**EXERCISE DETAILS:**
Starting at the top of the listing, extract every line up to and including the one with "import * as". Pictures stay out of the copy.

-------- INFORMATION PROVIDED --------

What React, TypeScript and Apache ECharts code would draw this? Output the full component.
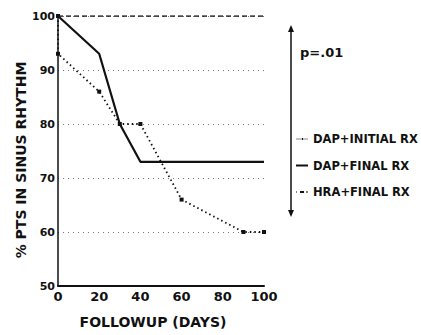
import React, { useEffect, useRef } from "react";
import * as echarts from "echarts";

const xTicks = [0, 20, 40, 60, 80, 100];
const seriesNames = ["DAP+INITIAL RX", "DAP+FINAL RX", "HRA+FINAL RX"];
const dapInitial: [number, number][] = [[0, 100], [100, 100]];
const dapFinal: [number, number][] = [[0, 100], [20, 93], [30, 80], [40, 73], [100, 73]];
const hraFinal: [number, number][] = [[0, 100], [0, 93], [20, 86], [30, 80], [40, 80], [60, 66], [90, 60], [100, 60]];
const pValue = "p=.01";

const FONT = "DejaVu Sans";

export default function App() {
  const ref = useRef<HTMLDivElement>(null);
  useEffect(() => {
    if (!ref.current) return;
    const chart = echarts.init(ref.current, null, { renderer: "svg" });
    chart.setOption({
      animation: false,
      backgroundColor: "#ffffff",
      textStyle: { fontFamily: FONT },
      grid: { left: 58, right: 157, top: 16, bottom: 49 },
      xAxis: {
        type: "value",
        min: xTicks[0],
        max: xTicks[xTicks.length - 1],
        interval: 20,
        name: "FOLLOWUP (DAYS)",
        nameLocation: "middle",
        nameGap: 29,
        nameTextStyle: { fontFamily: FONT, fontWeight: "bold", fontSize: 14, color: "#111", padding: [0, 16, 0, 0] },
        axisLine: { show: true, lineStyle: { color: "#111", width: 2 } },
        axisTick: { show: false },
        axisLabel: { fontFamily: FONT, fontWeight: "bold", fontSize: 13, color: "#111", margin: 4 },
        splitLine: { show: false },
      },
      yAxis: {
        type: "value",
        min: 50,
        max: 100,
        interval: 10,
        name: "% PTS IN SINUS RHYTHM",
        nameLocation: "middle",
        nameGap: 29,
        nameTextStyle: { fontFamily: FONT, fontWeight: "bold", fontSize: 14, color: "#111", padding: [0, 18, 0, 0] },
        axisLine: { show: true, lineStyle: { color: "#111", width: 1.5 } },
        axisTick: { show: false },
        axisLabel: { fontFamily: FONT, fontWeight: "bold", fontSize: 11, color: "#111", margin: 3 },
        splitLine: { show: true, lineStyle: { color: "#777", width: 1, type: [1, 4] } },
      },
      legend: {
        orient: "vertical",
        left: 296,
        top: 133,
        padding: 0,
        itemWidth: 12,
        itemHeight: 2,
        itemGap: 14.5,
        symbolKeepAspect: false,
        textStyle: { fontFamily: FONT, fontWeight: "bold", fontSize: 11.5, color: "#111" },
        data: [
          { name: seriesNames[0], icon: "path://M0,3H12V5H0ZM6,1H7V7H6Z", itemStyle: { color: "#111" } },
          { name: seriesNames[1], icon: "rect", itemStyle: { color: "#111" } },
          { name: seriesNames[2], icon: "path://M0,3H1V5H0ZM4,2H8V6H4ZM10,3H12V5H10Z", itemStyle: { color: "#111" } },
        ],
      },
      graphic: [
        { type: "line", shape: { x1: 291, y1: 30, x2: 291, y2: 212 }, style: { stroke: "#111", lineWidth: 1.5 } },
        { type: "polygon", shape: { points: [[288, 32], [294, 32], [291, 25]] }, style: { fill: "#111" } },
        { type: "polygon", shape: { points: [[288, 210], [294, 210], [291, 217]] }, style: { fill: "#111" } },
        {
          type: "text",
          x: 300,
          y: 52,
          style: { text: pValue, fill: "#111", font: `bold 13px ${FONT}`, verticalAlign: "middle" },
        },
      ],
      series: [
        {
          name: seriesNames[0],
          type: "line",
          data: dapInitial,
          symbol: "none",
          lineStyle: { color: "#111", width: 1.6, type: [5, 3] },
          itemStyle: { color: "#111" },
        },
        {
          name: seriesNames[1],
          type: "line",
          data: dapFinal,
          symbol: "none",
          lineStyle: { color: "#111", width: 2.2, type: "solid" },
          itemStyle: { color: "#111" },
        },
        {
          name: seriesNames[2],
          type: "line",
          data: hraFinal,
          symbol: "rect",
          symbolSize: 4,
          showAllSymbol: true,
          lineStyle: { color: "#111", width: 1.8, type: [1.5, 3] },
          itemStyle: { color: "#111" },
        },
      ],
    });
    return () => chart.dispose();
  }, []);
  return <div ref={ref} style={{ width: 421, height: 335, position: "absolute", left: 0, top: 0 }} />;
}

--------

**RESULT OF THE TASK:**
What React, TypeScript and Apache ECharts code would draw this? Output the full component.
import React, { useEffect, useRef } from "react";
import * as echarts from "echarts";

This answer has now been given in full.